What to work on: Retype the data exactly, from its first line to the line containing "x_high_line = [-0.2, 1]", including both, and skip any picture.

>> Start Material provided

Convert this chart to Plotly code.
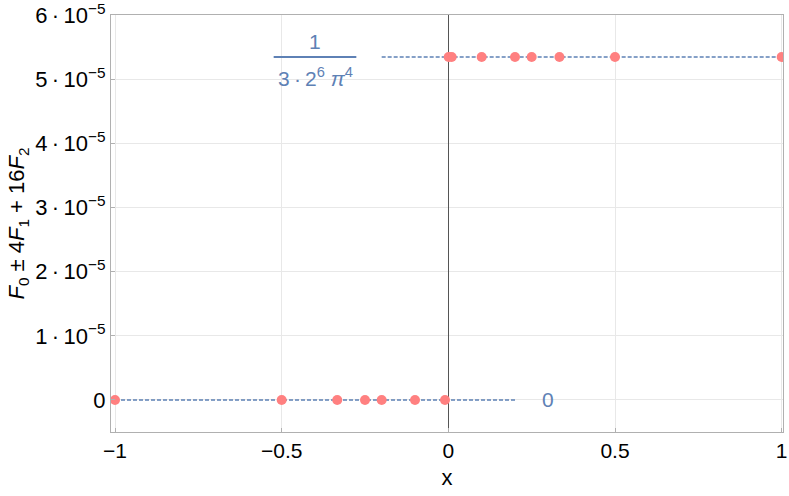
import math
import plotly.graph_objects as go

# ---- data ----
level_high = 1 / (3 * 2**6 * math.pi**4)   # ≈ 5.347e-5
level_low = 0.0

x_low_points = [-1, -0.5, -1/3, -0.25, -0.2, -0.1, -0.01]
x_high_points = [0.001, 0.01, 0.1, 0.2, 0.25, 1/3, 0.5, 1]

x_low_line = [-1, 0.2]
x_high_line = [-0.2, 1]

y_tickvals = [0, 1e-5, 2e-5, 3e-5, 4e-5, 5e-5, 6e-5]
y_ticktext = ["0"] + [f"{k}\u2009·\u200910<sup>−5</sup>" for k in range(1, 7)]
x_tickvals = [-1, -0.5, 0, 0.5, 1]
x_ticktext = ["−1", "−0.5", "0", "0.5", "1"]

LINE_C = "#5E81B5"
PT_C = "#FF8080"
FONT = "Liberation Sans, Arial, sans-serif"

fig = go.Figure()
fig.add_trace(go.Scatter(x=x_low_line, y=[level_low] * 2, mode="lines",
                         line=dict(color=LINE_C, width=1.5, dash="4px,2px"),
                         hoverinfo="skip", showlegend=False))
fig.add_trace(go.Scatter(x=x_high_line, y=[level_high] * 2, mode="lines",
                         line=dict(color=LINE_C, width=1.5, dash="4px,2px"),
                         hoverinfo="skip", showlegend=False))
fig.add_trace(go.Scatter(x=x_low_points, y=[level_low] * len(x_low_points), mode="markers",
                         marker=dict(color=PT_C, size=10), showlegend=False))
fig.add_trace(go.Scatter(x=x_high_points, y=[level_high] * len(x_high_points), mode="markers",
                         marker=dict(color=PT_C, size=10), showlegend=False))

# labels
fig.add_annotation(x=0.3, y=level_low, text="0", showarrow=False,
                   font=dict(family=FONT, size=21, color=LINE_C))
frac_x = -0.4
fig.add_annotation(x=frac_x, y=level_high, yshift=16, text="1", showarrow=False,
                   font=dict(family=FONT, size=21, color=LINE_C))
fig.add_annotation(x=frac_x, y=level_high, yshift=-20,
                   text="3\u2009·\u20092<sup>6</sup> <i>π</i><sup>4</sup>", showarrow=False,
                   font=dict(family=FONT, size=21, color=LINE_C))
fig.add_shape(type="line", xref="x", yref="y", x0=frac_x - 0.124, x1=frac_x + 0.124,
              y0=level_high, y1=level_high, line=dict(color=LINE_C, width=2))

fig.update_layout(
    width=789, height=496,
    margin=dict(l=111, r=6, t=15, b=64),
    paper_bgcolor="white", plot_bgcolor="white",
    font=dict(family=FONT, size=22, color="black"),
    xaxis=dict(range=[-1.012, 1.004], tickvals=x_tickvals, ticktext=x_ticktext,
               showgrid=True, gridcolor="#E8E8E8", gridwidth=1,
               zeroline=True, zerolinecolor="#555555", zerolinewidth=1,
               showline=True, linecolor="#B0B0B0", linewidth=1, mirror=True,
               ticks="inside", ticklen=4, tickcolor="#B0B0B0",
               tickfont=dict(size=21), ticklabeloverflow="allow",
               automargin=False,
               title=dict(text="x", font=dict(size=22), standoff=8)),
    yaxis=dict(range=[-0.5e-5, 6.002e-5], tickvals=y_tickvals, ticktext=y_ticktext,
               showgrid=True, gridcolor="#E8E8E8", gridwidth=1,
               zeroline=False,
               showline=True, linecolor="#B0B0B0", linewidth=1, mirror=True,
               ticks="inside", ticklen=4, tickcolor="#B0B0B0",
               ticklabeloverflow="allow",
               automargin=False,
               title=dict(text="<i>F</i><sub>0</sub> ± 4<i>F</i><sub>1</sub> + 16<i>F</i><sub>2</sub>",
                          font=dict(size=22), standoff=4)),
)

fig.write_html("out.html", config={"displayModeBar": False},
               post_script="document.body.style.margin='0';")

>> End Material provided

Solved exercise:
Convert this chart to Plotly code.
import math
import plotly.graph_objects as go

# ---- data ----
level_high = 1 / (3 * 2**6 * math.pi**4)   # ≈ 5.347e-5
level_low = 0.0

x_low_points = [-1, -0.5, -1/3, -0.25, -0.2, -0.1, -0.01]
x_high_points = [0.001, 0.01, 0.1, 0.2, 0.25, 1/3, 0.5, 1]

x_low_line = [-1, 0.2]
x_high_line = [-0.2, 1]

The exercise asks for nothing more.